How To Get Ahead: Over-Deliver!

If I had a time capsule that I could send to my unborn child containing just ten bits of advice, this would be in there. If you want to get ahead, learn to deliver more than you are asked to do. University, college, work, it’s all the same. The people who get ahead are almost always the ones who deliver just that little bit extra.

So why does this work? Just about everyone you meet at your institution will be aiming to do the bare minimum – and a fair chunk of people don’t even achieve that. If you’re aiming for just one level above – the level of over-delivery – then you immediately put yourself in to a small elite class of student, and these students will get recognised.

Teachers and lecturers are supposed to be fair and unbiased – they are not! Like all of us, they are human, and humans all have biases and preferences that are uncontrolled, but also usually unconscious. As a teacher, your sense of job satisfaction comes from seeing your students take your teachings seriously, and then use it to their own benefit. You really enjoy it when your students hang off your every word. If you over-deliver on your work, your teachers and lecturers can’t help but take a shining to you. When your teacher comes to mark your paper, and it’s borderline B/A grade, they will come down on the side of their prejudices…

When teachers and lecturers favour you, all sorts of doors can be opened for you. When the teacher has a rare opportunity for only a few students, who will be picked? One of my close friends completed his degree in computer animation (making films like Pixar), and because of his consistent over-delivery on his course, one of his lecturers called him six months later and offered him a job on his team working on Guardians of the Galaxy. My friend could never have guessed his beautiful and thoughtful work would lead to Hollywood, but that’s what it did. Over-delivery opens doors.

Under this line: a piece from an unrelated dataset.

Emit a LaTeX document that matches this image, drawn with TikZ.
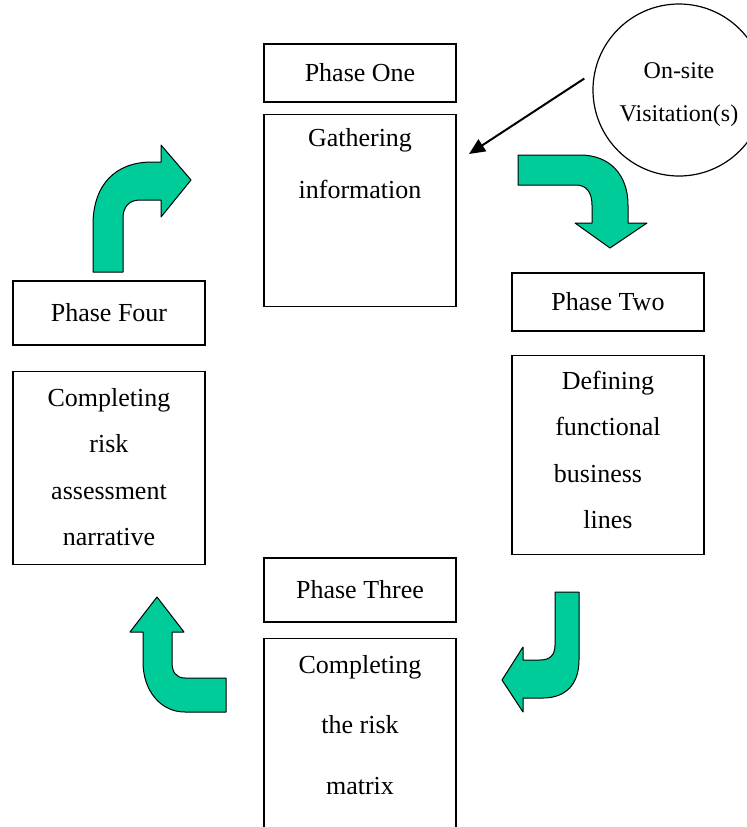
\documentclass[tikz,border=0pt]{standalone}
\usepackage{fontspec}
\setmainfont{Liberation Serif}
\usepackage{tikz}
\usetikzlibrary{positioning,arrows.meta}
\definecolor{sea}{RGB}{0, 204, 153}
\newcommand{\lnstrut}{\rule{0pt}{10pt}}
\tikzstyle{phasebox} = [draw, line width=0.6pt, minimum width=96pt, inner sep=0pt, font=\fontsize{13}{15}\selectfont]
\tikzstyle{taskbox} = [draw, line width=0.6pt, minimum width=96pt, inner sep=0pt]
\tikzstyle{tasktext} = [inner sep=0pt, align=center]
\tikzstyle{visitcircle} = [circle, draw, line width=0.6pt, minimum size=86pt, inner sep=0pt, align=center, font=\fontsize{12}{21.5}\selectfont]
\tikzstyle{turnarrow} = [fill=sea, draw=black, line width=0.5pt, line join=round]
\tikzstyle{visline} = [draw, line width=1pt, -{Triangle[length=8pt, width=7pt]}]

\begin{document}
\begin{tikzpicture}[x=0.5pt, y=-0.5pt]
\useasboundingbox (0,0) rectangle (747,827);
\clip (0,0) rectangle (747,827);
\fill[white] (0,0) rectangle (747,827);

% phases =============================
\node[phasebox, minimum height=29pt] (one) at (360,73) {Phase One};
\node[taskbox, minimum height=96pt, below=5.5pt of one] (gather) {};
\node[tasktext, font=\fontsize{13}{26}\selectfont, below=6pt of gather.north] (gathertxt) {\lnstrut Gathering\\information};

\node[phasebox, minimum height=29pt] (two) at (608,302) {Phase Two};
\node[taskbox, minimum height=99.5pt, below=11.5pt of two] (define) {};
\node[tasktext, font=\fontsize{13}{23.3}\selectfont, below=7pt of define.north] (definetxt) {\lnstrut Defining\\functional\\business\rule{10pt}{0pt}\\lines};

\node[phasebox, minimum height=32pt] (three) at (360,590) {Phase Three};
\node[taskbox, minimum height=116.5pt, below=7.5pt of three] (matrix) {};
\node[tasktext, font=\fontsize{13}{30.3}\selectfont, below=7.5pt of matrix.north] (matrixtxt) {\lnstrut Completing\\the risk\\matrix};

\node[phasebox, minimum height=32pt] (four) at (109,313) {Phase Four};
\node[taskbox, minimum height=96.5pt, below=12.5pt of four] (narrate) {};
\node[tasktext, font=\fontsize{13}{23.3}\selectfont, below=7.5pt of narrate.north] (narratetxt) {\lnstrut Completing\\risk\\assessment\\narrative};

% visit =============================
\node[visitcircle] (visit) at (679,90) {\rule{0pt}{12.6pt}On-site\\Visitation(s)};
\coordinate (gathertip) at (469,154);
\path[visline, shorten <=6pt] (visit.168) -- (gathertip);

% turn arrows =============================
\filldraw[turnarrow] (93,272) -- (93,225) .. controls (93,185) and (115,162) .. (152,162)
  -- (161,162) -- (161,145) -- (191,180) -- (161,217) -- (161,200) -- (140,200)
  .. controls (129,200) and (123,207) .. (123,218) -- (123,272) -- cycle;
\filldraw[turnarrow] (518,155) -- (580,155) .. controls (610,155) and (628,175) .. (628,205)
  -- (628,223) -- (647,223) -- (610,248) -- (575,223) -- (592,223) -- (592,205)
  .. controls (592,192) and (586,185) .. (576,185) -- (518,185) -- cycle;
\filldraw[turnarrow] (555,592) -- (579,592) -- (579,660) .. controls (579,685) and (565,698) .. (543,698)
  -- (523,698) -- (523,712) -- (502,680) -- (523,647) -- (523,660) -- (540,660)
  .. controls (550,660) and (555,655) .. (555,645) -- cycle;
\filldraw[turnarrow] (226,712) -- (185,712) .. controls (160,712) and (143,690) .. (143,662)
  -- (143,632) -- (130,632) -- (157,597) -- (184,632) -- (172,632) -- (172,662)
  .. controls (172,672) and (176,678) .. (185,678) -- (226,678) -- cycle;

\end{tikzpicture}
\end{document}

Our life is made up of habits. Every time you take an action, it becomes just a little easier and automatic to do the same in the future. Every action you take, then, helps form a habit, so learn to foster the habit of over-delivery. Delivering more than you are asked to do is a critical skill for any profession, so I suggest that you build up this skill on your course, so that it is well carved in to your mind by the time you’re ready to work. As an employee or a businessman, giving your boss or clients more than they asked for is the fastest way to grow. See your coursework as practice for any work you might do in the future, and you should put the same love and extra 10% in that you will for your career.

Read on for a few suggestions for concrete ways to over-deliver on your course…
• Hand in your work in beautiful packaging. If it’s electronic, take time to make the text look aesthetically pleasing.
• Take a few hours every week to read ahead in your textbooks.
• Talk to your teachers regularly, and ask for their feedback.
• Find reading material that compliments your course and get stuck in. E.g. books written on the same subjects by different experts.
• Whenever you finish a piece of work, don’t stop. Ask yourself, ‘Now what can I do to make this better?’
• If your course assesses using essays or text (most do), then learn how to write like an expert.

It is well said that you get out of something what you put in to it. This is largely true. So I encourage you all to adopt a policy of continuous over-delivery. The passion that you put in to your work will be its own reward, and keeping it up will get you noticed.